Desatento a estes, o país caminha a largos passos para um Estado policial, no qual garantias individuais vêm sendo gradativamente suprimidas ou flexibilizadas. A banalização da escuta telefônica demonstra a constante vulnerabilidade da privacidade, típica de um Estado de total controle. A vulgarização da prisão temporária, que de extrema exceção está se tornando regra, resume o paradigma de Guantánamo e nos aproxima de uma situação kafkiana em que teremos entre nós mais presos sem processos do que processados sem prisão. O espetáculo dos cumprimentos de mandados de prisão celebra o retorno às decapitações em praça pública, em que o processo penal se transforma apenas em um símbolo de poder e intimidação.

Muito desse novo patamar de repressão judicialmente autorizada se baseia em aparentes bons propósitos, como o de estabelecer, por vias transversas, uma isonomia do castigo: se antes só pretos, pobres e prostitutas freqüentavam as varas criminais e os cárceres, agora também banqueiros, empresários e políticos podem ser mandados às celas. A desproporção entre a revolta por uma prisão ou outra só comprova mesmo a desigualdade que nos cerca há séculos. Mas não nos enganemos. Os pobres nada ganharão com este aparente, e só aparente, equilíbrio punitivo. O aumento gradativo dos níveis de punição e o esgarçamento das garantias mais tradicionais seguramente irão recair, como sempre aconteceu, com mais intensidade entre os mais vulneráveis, menos expostos às câmeras e às manchetes.

Com fundo messiânico, essa imaginária luta do bem contra o mal tangencia um novo macarthismo, que já vem ganhando corpo com o hábito difundido de divulgação de listas negras para todos os gostos, desafetos, investigados, suspeitos, processados, etc..

Nesse percurso, entre prisões antecipadas e escutas de conversas privadas que todos ouvimos nos noticiários da hora do jantar, vários princípios vão ficando pelo caminho. Direito de defesa e presunção de inocência já não parecem palavras dignas de serem ditas por gente de bem.

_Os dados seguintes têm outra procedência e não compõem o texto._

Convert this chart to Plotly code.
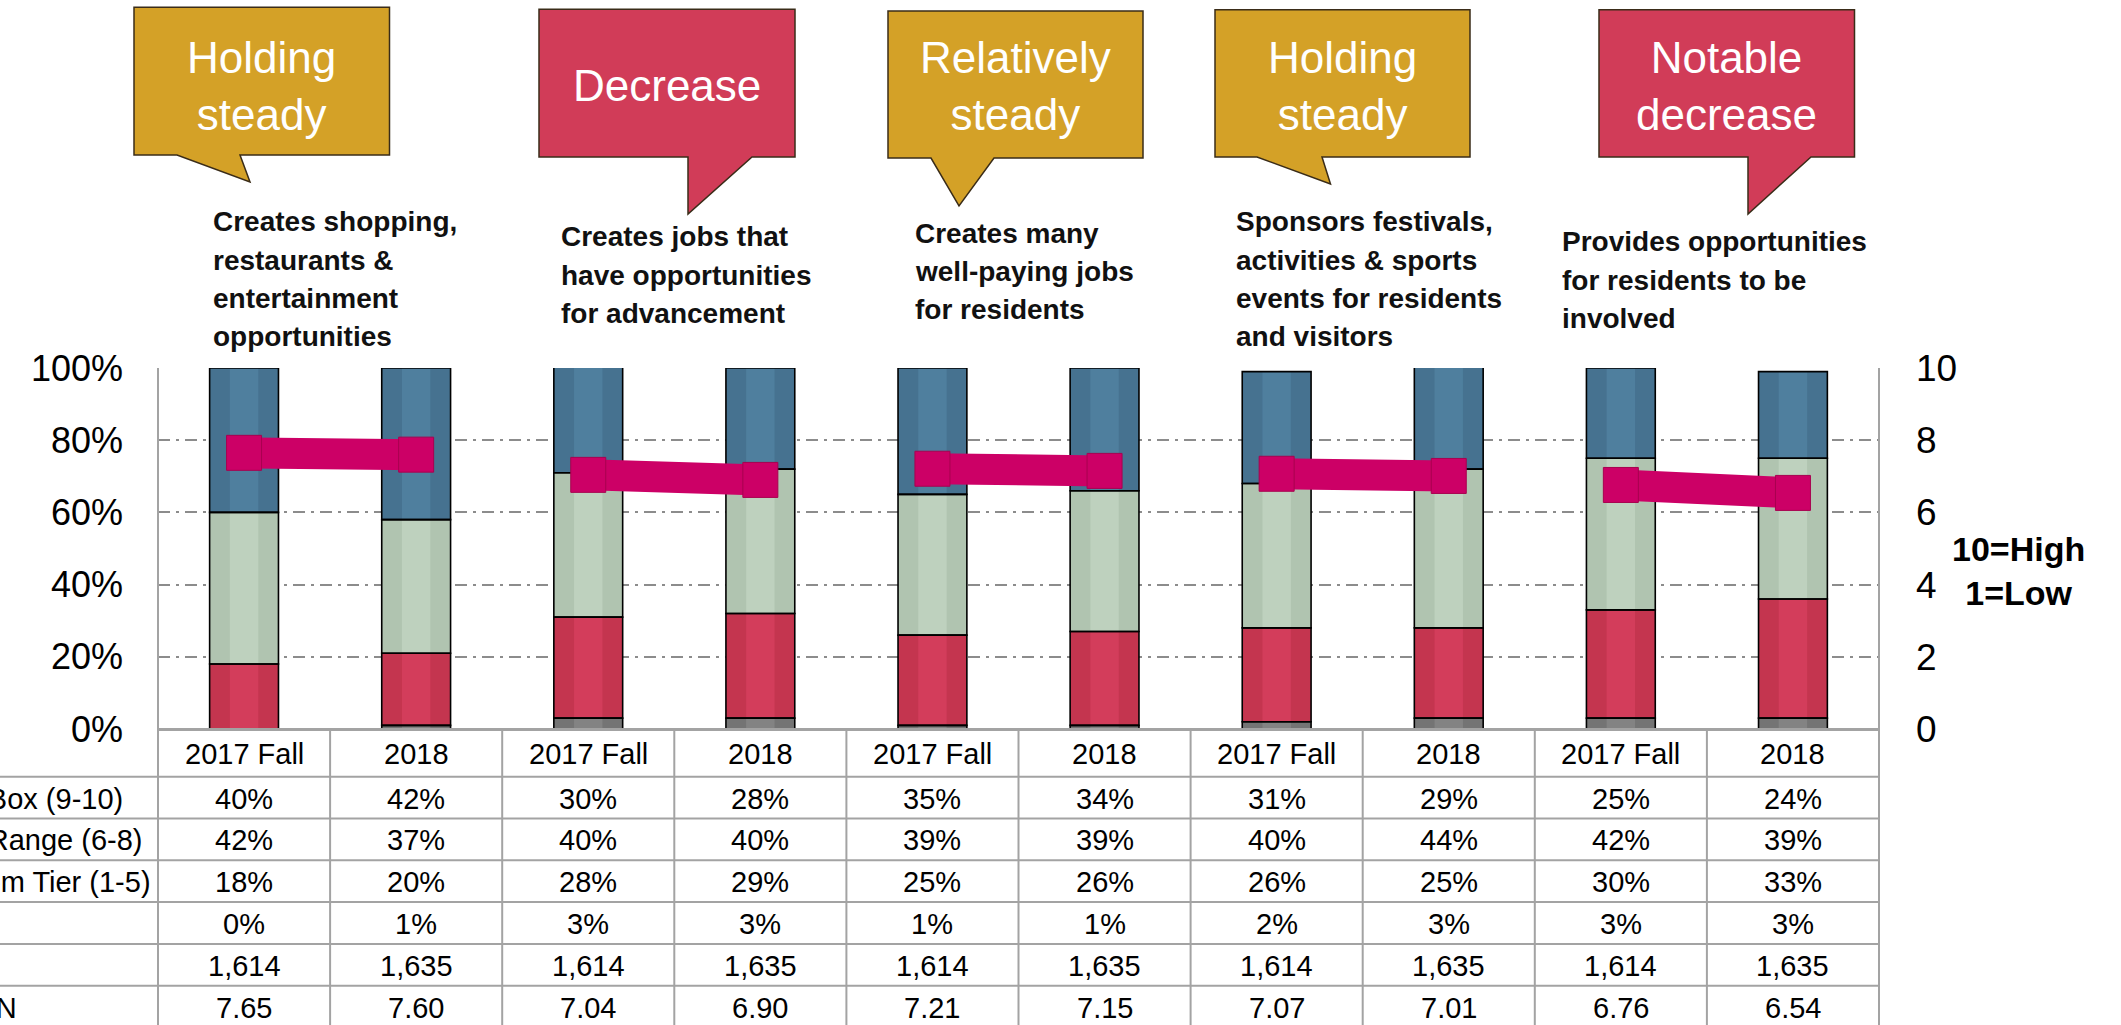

Em entrevista recente (Folha de S. Paulo, 15/7), o magistrado Fausto De Sanctis, vítima da ameaça que comprime a independência e credor da solidariedade de classe, justifica-se, afirmando ser papel do juiz decidir com “um olho na lei, outro na realidade”.

Não se duvida da legitimidade do que hoje se denomina ativismo judiciário, especialmente para obrigar os demais poderes ao cumprimento dos direitos fundamentais. Muitos juízes estão dando vida a princípios constitucionais, que não são meros enunciados vazios, e isto é uma notícia salutar.

Mas no âmbito do direito e do processo penal, o pilar da democracia, o divisor de águas entre arbítrio e realização da Justiça, a razão última da tutela judicial sobre os atos do Poder é justamente o princípio da legalidade.

Para poder cumprir a missão constitucional de todo o magistrado, que é o de ser o garantidor dos direitos fundamentais, no âmbito criminal, não se pode tirar nem um só olho da lei. Nem mesmo piscar para ela. A lei é o espaço de defesa do cidadão em face do arbítrio, o limite do poder constituído.

É para resguardar o princípio da legalidade e todos os demais direitos fundamentais que dele são decorrentes e que com ele se articulam que a missão dos juízes não pode ser tutelada pelos demais poderes. É para servir de anteparo às arbitrariedades que os juízes são independentes, não para reproduzi-las.